By combining IoT principles with artificial intelligence and machine learning, this problem can be overcome. Imagine that you will simply place conveyor elements (or any other automated equipment) on the floor. Each element will automatically identify itself to all others and “connect” to its neighbors. This way the system is able to map itself and understand how it looks.

Meanwhile, applying big data analytics to the current, still manual operation will provide an understanding of the warehouse user processes. This allows the establishment of a first, base-line logic for running the new automated system. Once the physical automated systems are placed and used, machine learning will quickly determine how to use the equipment better and set the right traffic rules to match the system’s layout and user processes.

All this means that no more project-specific coding of controls and software will be required, significantly reducing the overhead costs to a level where automation becomes compelling for small operations.

2. Smart systems can adapt to warehouses built for humans

Most warehouse, and certainly small ones, have been designed to be operated by humans. They have rows of shelving and people with trolleys walking through them to collect orders.  Until recently, implementing automation would require these processes to be completely replaced. Heretofore, automated systems, such as robots, required a very clearly defined environment that was free of unexpected interruptions. And while a manual warehouse may look very organized, there are many small deviations that are easy for people to deal with, but not for robots. Just imagine a larger product protruding a few centimeters into the storage location of the product next to it, or a worker leaving their trolley in the aisle for a few minutes to use the restroom.

Changing such a warehouse like that is a big step that can easily cause disruptions and risk. 

Now, a new generation of collaborative robots is emerging. These robots are not only safe to work alongside humans, but also use advanced sensors and artificial intelligence to adapt to changing circumstances.

Now companies can simply deploy one or two collaborative robots within their current operation. Humans will work alongside the robots, eliminating the need for drastic changes to the warehouse or the processes.

Over time, more and more robots can be added to gradually increase the level of automation.

3. Small companies don’t want to stay small

Many of the small companies in the field of logistics plan to grow, sometimes very quickly. Most early stage e-commerce companies have big ambitions, but exactly how fast, or in what direction they will develop is uncertain. This means any automation will need to be flexible so the company can start small, but scale fast when growing. 

New technology such as autonomous mobile robots are perfect for this scenario. You can start with only a few. Due to peer-to-peer communication and intelligent software these vehicles are easy to implement, providing payback even in small numbers. Still, when the time comes to expand, this is as easy as buying (or leasing) more vehicles, placing them in your warehouse and powering them up.

The new vehicles will identify themselves to the existing ones and the entire fleet will adapt and optimize itself to make best use of its new robot-colleagues.

4. Smart distribution networks will help to keep warehouses small

This may seem contradictory to the previous point, and indeed it applies to a different group of companies. E-commerce is pushing the boundaries of delivery times.

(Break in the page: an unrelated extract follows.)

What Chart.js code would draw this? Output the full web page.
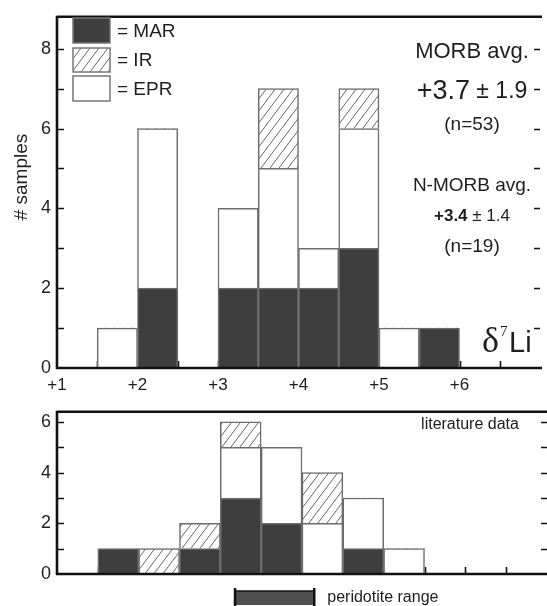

Same day delivery is increasingly an expectation and offered by many companies in larger population areas. By default, this requires products to be stored close to consumers in areas where there is often little space to build a warehouse. 

To help keep warehouses small and still keep good service levels high, Industry 4.0-related science is being used. Predictive shipping is one example, where goods will be shipped from a central warehouse to a smaller urban warehouse even before you order it. This concept relies on big data as a source to understand and accurately predict customer behavior.

The other method is distributed order fulfillment. A specific product may be available within the customer’s area at any number of locations. These locations could be the seller’s urban warehouses, a third party warehouse, a store, or even awaiting pick-up at a consumer’s home who wants to return it. By connecting all these sources in a real-time network, the most efficient source location for the product can be found. Again, big data and artificial intelligence will manage the complexity of this process, while blockchain technology will allow secure transfer of data and money between potentially competing providers.

5. Small companies are entrepreneurial – but may have limited cash

Investing in automation requires a long term vision, combined with an entrepreneurial approach. This is even more true when investing in new, groundbreaking technologies. This mindset is often found at small to medium size companies or founder-owned companies. Decision processes can be shorter, which can make it easier to realize a vision. This is why small start-ups are often at the forefront of adopting new technology.

Cash may be a challenge, and investing in automation typically requires serious capital investment. But here new technology may also help. 

Traditional automated systems have been highly customized and difficult to install, remove or change. Uncertainty about the company’s future, linked to an asset with very little value outside of that company will lead to expensive financing. 

“Plug & Play,” self-learning and high flexibility also implies that it will be just as easy to remove equipment and give it back to be re-used somewhere else. This re-use capability will reduce financing risk, making it less expensive. It will also support different models such as rental or leasing.

Summary

All of these observations have caused me to strongly believe that the real growth in warehouse automation will not be with traditional, large systems. While those systems will always be there and also become infinitely smarter, they will be fewer in quantity while there are thousands of small warehouses that have historically been too small to automate. With Industry 4.0, size will not matter anymore.